Key Elements of the Application
We now set out what we consider to be the key elements of any application and our commentary on these based on our extensive experience in submitting applications to the Central Bank:-
- Organisation Chart Group Structure. A full group structure will need to be provided showing all subsidiaries, associated companies and all holding companies regardless of the jurisdiction. The overall group structure must be fully comprehensive. In addition to the group structure, an organisational chart must be provided of the applicant and this must show in detail reporting lines leading to the chief executive and demonstrate there is sufficient oversight provided of the compliance and internal audit functions.

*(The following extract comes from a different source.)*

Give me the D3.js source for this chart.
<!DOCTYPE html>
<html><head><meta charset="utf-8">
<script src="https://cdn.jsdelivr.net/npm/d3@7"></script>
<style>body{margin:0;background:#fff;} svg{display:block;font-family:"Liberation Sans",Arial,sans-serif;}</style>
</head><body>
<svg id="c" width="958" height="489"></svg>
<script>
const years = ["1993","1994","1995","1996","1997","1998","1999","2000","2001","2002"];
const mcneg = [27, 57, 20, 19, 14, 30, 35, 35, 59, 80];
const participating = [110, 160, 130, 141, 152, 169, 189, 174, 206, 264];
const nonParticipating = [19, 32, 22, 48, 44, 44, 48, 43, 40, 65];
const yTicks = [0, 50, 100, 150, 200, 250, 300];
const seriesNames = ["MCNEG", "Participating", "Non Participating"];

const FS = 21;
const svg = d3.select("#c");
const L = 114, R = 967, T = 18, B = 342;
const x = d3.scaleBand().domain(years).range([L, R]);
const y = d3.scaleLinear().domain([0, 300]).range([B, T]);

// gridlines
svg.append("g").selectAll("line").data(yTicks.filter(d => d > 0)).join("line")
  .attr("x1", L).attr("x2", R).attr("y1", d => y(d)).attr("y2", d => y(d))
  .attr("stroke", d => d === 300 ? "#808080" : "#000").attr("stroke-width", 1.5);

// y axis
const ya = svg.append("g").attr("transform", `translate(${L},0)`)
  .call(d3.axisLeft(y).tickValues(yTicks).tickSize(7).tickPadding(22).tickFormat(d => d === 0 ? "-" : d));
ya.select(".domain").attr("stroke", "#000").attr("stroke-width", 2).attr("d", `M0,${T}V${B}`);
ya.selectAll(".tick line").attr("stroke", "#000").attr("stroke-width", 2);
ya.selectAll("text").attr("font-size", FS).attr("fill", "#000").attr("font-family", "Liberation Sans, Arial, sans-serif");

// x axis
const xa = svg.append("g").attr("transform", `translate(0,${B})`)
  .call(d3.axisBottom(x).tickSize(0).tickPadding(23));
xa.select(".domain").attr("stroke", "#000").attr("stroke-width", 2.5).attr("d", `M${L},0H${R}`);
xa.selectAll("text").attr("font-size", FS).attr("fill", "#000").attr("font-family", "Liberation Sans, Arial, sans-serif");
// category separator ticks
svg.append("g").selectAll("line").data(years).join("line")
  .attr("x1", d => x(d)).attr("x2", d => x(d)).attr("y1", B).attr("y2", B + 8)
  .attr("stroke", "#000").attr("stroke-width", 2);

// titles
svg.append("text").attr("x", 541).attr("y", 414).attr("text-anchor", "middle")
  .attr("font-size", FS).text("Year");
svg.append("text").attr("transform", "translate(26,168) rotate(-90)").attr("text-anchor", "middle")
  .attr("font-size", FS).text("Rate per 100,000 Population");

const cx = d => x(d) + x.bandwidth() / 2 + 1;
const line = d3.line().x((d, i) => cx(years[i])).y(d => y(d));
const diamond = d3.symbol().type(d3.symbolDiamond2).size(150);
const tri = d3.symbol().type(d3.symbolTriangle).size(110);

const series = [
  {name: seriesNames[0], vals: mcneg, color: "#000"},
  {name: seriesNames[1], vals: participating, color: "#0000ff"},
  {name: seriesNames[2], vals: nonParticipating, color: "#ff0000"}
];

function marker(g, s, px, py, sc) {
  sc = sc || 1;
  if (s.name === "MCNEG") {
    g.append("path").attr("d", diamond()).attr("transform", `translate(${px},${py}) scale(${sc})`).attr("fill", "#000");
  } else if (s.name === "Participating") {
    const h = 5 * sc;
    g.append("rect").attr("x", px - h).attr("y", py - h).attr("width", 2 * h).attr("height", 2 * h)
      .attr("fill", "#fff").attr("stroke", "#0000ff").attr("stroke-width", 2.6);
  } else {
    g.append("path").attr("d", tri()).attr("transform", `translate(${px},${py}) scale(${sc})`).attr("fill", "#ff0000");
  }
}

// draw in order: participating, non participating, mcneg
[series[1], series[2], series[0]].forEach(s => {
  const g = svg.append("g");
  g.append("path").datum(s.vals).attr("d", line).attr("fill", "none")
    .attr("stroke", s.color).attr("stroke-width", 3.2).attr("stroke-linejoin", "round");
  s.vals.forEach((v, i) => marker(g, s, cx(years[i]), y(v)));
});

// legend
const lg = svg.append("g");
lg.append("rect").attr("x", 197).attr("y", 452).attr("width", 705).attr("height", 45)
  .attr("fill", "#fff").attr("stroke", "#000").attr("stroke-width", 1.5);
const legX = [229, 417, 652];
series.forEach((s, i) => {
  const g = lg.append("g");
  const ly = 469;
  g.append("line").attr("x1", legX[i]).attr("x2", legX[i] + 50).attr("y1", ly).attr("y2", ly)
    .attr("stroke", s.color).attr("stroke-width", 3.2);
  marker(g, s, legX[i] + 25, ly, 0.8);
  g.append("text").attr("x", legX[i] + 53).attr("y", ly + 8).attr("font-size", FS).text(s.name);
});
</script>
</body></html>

- Agents. A critical part of any application would be whether or not the applicant is using agents as part of the delivery of their service. It is vitally important to note that the concept of an agent is a term of art within the application process. The Central Bank would only consider an individual/company an agent of the applicant if they are in contact with funds in the same manner by which a payment institution may be in contact with funds. Therefore any individuals who may perform a marketing role or otherwise introduce business into a company would not be considered agents for the purposes of the application. If an entity is considered a true agent under the application system then a further submission is required known as the Application Form for Appointment of Agents by a Payment Institution which is a nine page form issued by the Central Bank and requires a detailed range of information.

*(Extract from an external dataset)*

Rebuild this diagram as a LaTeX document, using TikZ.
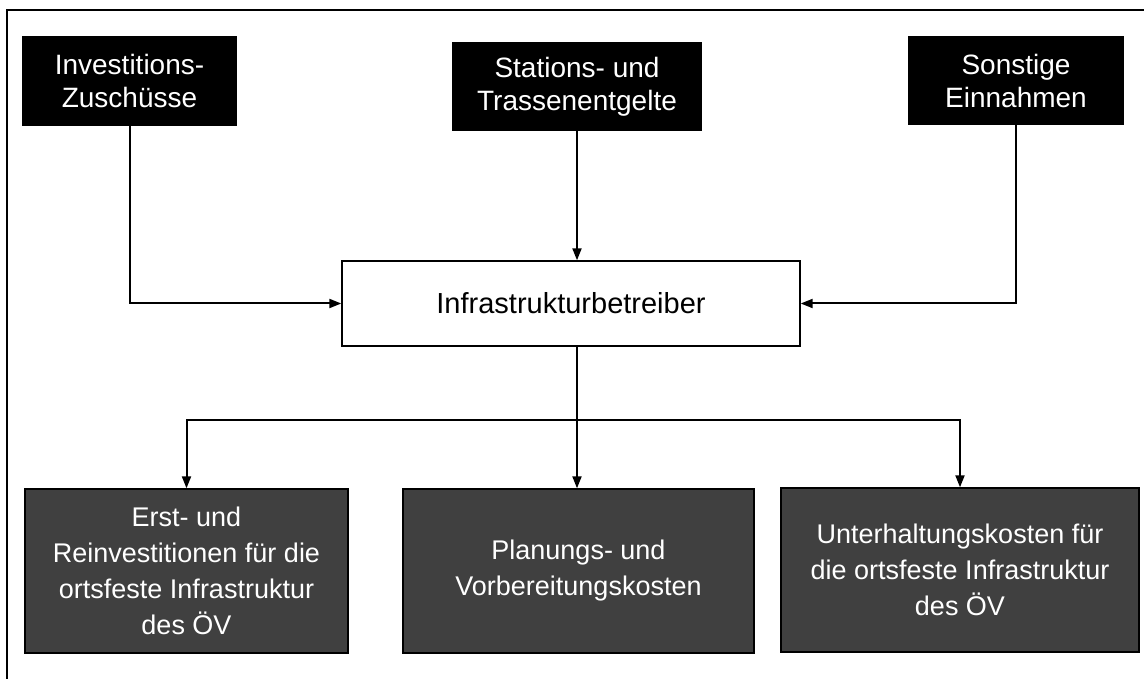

- Outsourcing. Detailed information needs to be provided where the key functions of the payment institution is outsourced. Not only should details of the outsourced function be provided (e.g. outsourced IT function, outsourced Internal Audit or other outsourced functions) but an SLA Agreement between the outsourced function and the entity must be provided.
- Ancillary Services. It should be noted that there is nothing to prevent a payment institution also conducting ancillary services and/or non-payment services within the same entity. However the Central Bank must have full clarity in respect of those services and be fully satisfied in particular that there could be no risk to client funds by the operation of these services.
- Flow Diagrams. It would be essential to provide detailed and comprehensive flow diagrams to the Central Bank together with supporting narrative. This was referred to above and it is an essential part of the pre-application submission requirements.
- Agreements and Terms of Conditions. While the Application Form shall require the applicant to indicate that they have in place the necessary framework contract curiously the Central Bank do not necessarily need to see or approve the terms of any framework agreement with customers. However it is always prudent to ensure that a framework agreement is supplied which fully complies with the transparency requirements of the Regulations.
- Safeguarding of Funds. As indicated above safeguarding of funds would be a key element of the application process and particular attention is given to the area particularly by the fact that Appendix 2 of the Application Form sets out a detailed series of questions in respect of safeguarding procedures that an applicant firm must have in place.
- Anti-Money Laundering. Detailed manuals will need to be provided showing the practical steps that an applicant is taking to ensure that it complies in all respects with not only the terms of the anti-money laundering and counter terrorism financing regime in Ireland but also all associated guidance notes issued. The requirement to be scrupulous in this area cannot be overestimated.
- IT Systems. The applicant will need to demonstrate robust IT systems together with a detailed business continuity plan to deal with any outages or interruptions with IT systems.
- The applicant will need to demonstrate how it will manage compliance with the ongoing regulatory requirements and in particular with the Prudential Requirements for Payment Institutions (August 2010 edition). In particular the applicant will need to set out the roles and functions of the compliance officer and supervision of the compliance function.
- Risk Management. An applicant will need to fully satisfy the Central Bank that it has considered each and every possible risk. Therefore the applicant should use standard risk matrix criteria setting out the nature of the risk, its severity, its possible impact and what mitigation steps the entity has in place in respect of any risk. A scoring system should be used. Risks should be broken down into operational, human resources, financial, compliance, outsourcing, IT and security, market and macro-economic.
- Financial Information. Full detailed financial information will need to be provided not only in respect of prior audited accounts but also up to date management accounts. In addition three year projections must be provided. The three year projections need to be provided as of six months from the date of application.
- Directors and Manager. Full CVs will need to be provided in respect of all directors and managers of the operation including CVs in respect of the compliance officer, head of credit and risk, internal audit etc. In addition the Central Bank will also require details particularly in relation to outsourced arrangements, including CVs and information of those who will act as a stand-by in respect of the termination of relationships with key outsourced partners.
- Direct and Indirect Holding. Full information must be provided in respect of all direct and indirect shareholders. The Central Bank require total clarity in respect of all owners of the applicant and in particular must be satisfied that it has full information of the natural persons who ultimately hold beneficially more than ten per cent of the applicant.
- Governance and Staffing. A key element of the application will be that the applicant will need to meet what is known as the “Fitness and Probity Regime”. The Central Bank has established its own regime in satisfying itself that the persons who are operating and controlling a regulated entity have sufficient knowledge and experience of the business and also that they are proper persons to operate a business as regulated by the Central Bank. Therefore they must meet the requirements of what is known as the Fitness and Probity Regime established by the Central Bank. In particular all those who perform what is known as a pre-approved control function must submit onto the Central Bank’s on-line system “individual questionnaires” which are a detailed series of questions providing full and comprehensive information to the Central Bank about individuals performing such pre-controlled functions. This would include all directors, all non-executive directors, compliance officers and other key office holders of the business.
An application to the Central Bank is well indeed achievable under the Irish regime. The Central Bank takes a robust and conservative approach with respect to payment institutions and rightly so. The authorisation is of the highest level that can be obtained under the Irish regulatory regime and should be viewed in the same manner as a banking licence. An applicant must be comfortable with providing full clarity on all aspects of its business and must plan to have in place the necessary ongoing compliance resources to meet the authorisation.